Suppose I have a symmetric matrix H, and I would like to update it in place. For the purposes of this MWE, the update is adding f(i,j) to elements, based on index.
How can I do this while respecting API boundaries? setindex! only allows setting diagonals for symmetric matrices (I am not sure why). I could get the parent, but .uplo is not exposed by LinearAlgebra, if it was, I could do this:
Z = parent(H)
n = size(Z, 1)
if H.uplo == 'U'
for j in 1:n
for i in 1:j
Z[i, j] += f(i, j)
end
end
else
for j in 1:n
for i in j:n
Z[i, j] += f(i, j)
end
end
end
I see the following general solutions to fix this:
allow setindex! to work off-diagnal for Symmetric. The idea is that it automatically does the right thing, eg if the inner representation is upper, and you are trying to set the lower triangle, it just exchanges indices. Cheap (just checking a conditional), convenient, hassle free, does not expose the implementation. (It is understood that if the parent is immutable, this would error). Disadvantage: access pattern may not be optimal (rows vs columns).
Exposing .uplo as part of the API.
Combination of both: setindex! always does the right thing, but you can make it optimal by conditioning on which triangle stores stuff.
I think that this would be great to experiment with in a package (that would support relevant types in Base and the standard libraries, and allow other packages to hook into the API).

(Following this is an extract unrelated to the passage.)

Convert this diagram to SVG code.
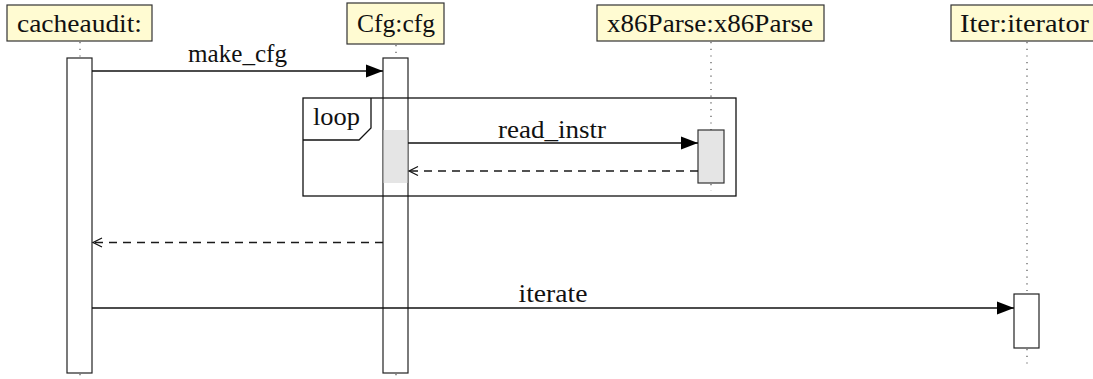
<svg xmlns="http://www.w3.org/2000/svg" width="1093" height="379" viewBox="0 0 1093 379">
  <style>
    .obj { fill: #fffbd2; stroke: #333; stroke-width: 1.2; }
    .lbl { font-family: "Liberation Serif", "Times New Roman", serif; font-size: 25px; fill: #111; }
    .life { stroke: #555; stroke-width: 1.2; stroke-dasharray: 1.2 5.5; fill: none; }
    .act { fill: #fff; stroke: #222; stroke-width: 1.2; }
    .actg { fill: #e5e5e5; stroke: #333; stroke-width: 1.2; }
    .msg { stroke: #111; stroke-width: 1.3; fill: none; }
    .ret { stroke: #1a1a1a; stroke-width: 1.4; fill: none; stroke-dasharray: 8 6; }
    .frame { fill: none; stroke: #111; stroke-width: 1.3; }
  </style>
  <defs>
    <marker id="sync" markerUnits="userSpaceOnUse" markerWidth="18" markerHeight="14" refX="17" refY="7" orient="auto">
      <path d="M0,0.5 L17,7 L0,13.5 Z" fill="#000"/>
    </marker>
    <marker id="open" markerUnits="userSpaceOnUse" markerWidth="12" markerHeight="12" refX="10" refY="6" orient="auto">
      <path d="M1,1.5 L10,6 L1,10.5" fill="none" stroke="#111" stroke-width="1.2"/>
    </marker>
  </defs>

  <g id="lifelines">
    <line class="life" x1="80" y1="42" x2="80" y2="58"/>
    <line class="life" x1="80" y1="374" x2="80" y2="379"/>
    <line class="life" x1="396" y1="45" x2="396" y2="58"/>
    <line class="life" x1="396" y1="374" x2="396" y2="379"/>
    <line class="life" x1="711" y1="42" x2="711" y2="130"/>
    <line class="life" x1="711" y1="184" x2="711" y2="191"/>
    <line class="life" x1="1027" y1="42" x2="1027" y2="294"/>
    <line class="life" x1="1027" y1="349" x2="1027" y2="365"/>
  </g>

  <g id="node-cacheaudit">
    <rect class="obj" x="7" y="5" width="145" height="36"/>
    <text class="lbl" x="79.5" y="32" text-anchor="middle" textLength="125" lengthAdjust="spacingAndGlyphs">cacheaudit:</text>
    <rect class="act" x="67" y="58" width="25" height="315"/>
  </g>

  <g id="node-cfg">
    <rect class="obj" x="347" y="3" width="97" height="41"/>
    <text class="lbl" x="396" y="32" text-anchor="middle" textLength="78" lengthAdjust="spacingAndGlyphs">Cfg:cfg</text>
    <rect class="act" x="383" y="58" width="25" height="315" stroke="#555"/>
    <rect x="383.6" y="130" width="23.8" height="53" fill="#e5e5e5"/>
  </g>

  <g id="node-x86parse">
    <rect class="obj" x="597" y="5" width="227" height="36"/>
    <text class="lbl" x="710" y="32" text-anchor="middle" textLength="206" lengthAdjust="spacingAndGlyphs">x86Parse:x86Parse</text>
    <rect class="actg" x="698" y="130" width="26" height="53"/>
  </g>

  <g id="node-iter">
    <rect class="obj" x="951" y="5" width="152" height="36"/>
    <text class="lbl" x="1024.5" y="32" text-anchor="middle" textLength="129" lengthAdjust="spacingAndGlyphs">Iter:iterator</text>
    <rect class="act" x="1014" y="294" width="25" height="54"/>
  </g>

  <g id="frame-loop">
    <rect class="frame" x="303" y="98" width="433" height="98"/>
    <path class="frame" d="M303,140 L359,140 L371,128 L371,98"/>
    <text class="lbl" x="313" y="125" textLength="47" lengthAdjust="spacingAndGlyphs">loop</text>
  </g>

  <g id="connectors">
    <line class="msg" x1="92" y1="71" x2="383" y2="71" marker-end="url(#sync)"/>
    <text class="lbl" x="237.5" y="62" text-anchor="middle" textLength="99" lengthAdjust="spacingAndGlyphs">make_cfg</text>

    <line class="msg" x1="408" y1="143" x2="698" y2="143" marker-end="url(#sync)"/>
    <text class="lbl" x="552" y="138" text-anchor="middle" textLength="108" lengthAdjust="spacingAndGlyphs">read_instr</text>

    <line class="ret" x1="698" y1="171" x2="409" y2="171" marker-end="url(#open)"/>

    <line class="ret" x1="383" y1="242.5" x2="93" y2="242.5" stroke="#444" marker-end="url(#open)"/>

    <line class="msg" x1="92" y1="308" x2="1014" y2="308" marker-end="url(#sync)"/>
    <text class="lbl" x="553" y="302" text-anchor="middle" textLength="69" lengthAdjust="spacingAndGlyphs">iterate</text>
  </g>
</svg>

First I thought that nonzero (sparse, diagonal) and redundant (eg Symmetric) indices would need different handling, but I think that an iterator that would go through all indices that
setindex! for off-diagonals isn’t supported for a Symmetric since A[i,j] and A[j,i] are linked, and setindex! is expected to modify only one index and not both. I think exposing uplo is a better idea, since that allows one to wrap the parent in a triangular matrix and modify the off-diagonal elements. This is a well-defined setindex! operation.
function Base.setindex!(A::Symmetric, val, i::Integer, j::Integer)
if (i < j && A.uplo == 'L') || (i > j && A.uplo == 'U')
setindex!(A.data, val, j, i)
else
setindex!(A.data, val, i, j)
end
return A
end
is a perfectly sensible interface, if you didn’t want the matrix to stay symmetric you shouldn’t have wrapped it with Symmetric.
The problem with it is that it will silently send performance to hell, so it is indeed better to expose uplo and let the user handle indexing.
The issue with reindexing [i,j] to [j,i] when accessing the wrong triangle is that there are a lot of sensible operations that become easy to mess up. For example, X::Symmetric .+= Y would (without a new specialized implementation) end up adding Y twice to each nondiagonal.
We could try to make specializations that handle these, but I’m not certain we could find something much more sensible or ergonomic than determining the uplo and then modifying just the relevant triangle of the parent. While there are a lot of simple cases where the correct thing would be obvious and trivial, such features usually die under the scrutiny of complex or edge cases.
Without a new interface, I don’t think I’d go much further than to allow setindex! to the “live” triangle and throw a bounds error if accessing the “ghost” half. A new interface might include functions like setindexsym!(with the semantics of setting both [i,j] and [j,i], regardless of matrix type), but at this point it’s still not much better than a manual implementation (assuming a public uplo-getter).
Up to now, if I will do mutations I will tend not to wrap my arrays in Symmetric except at the call sites of functions where the wrapper is relevant.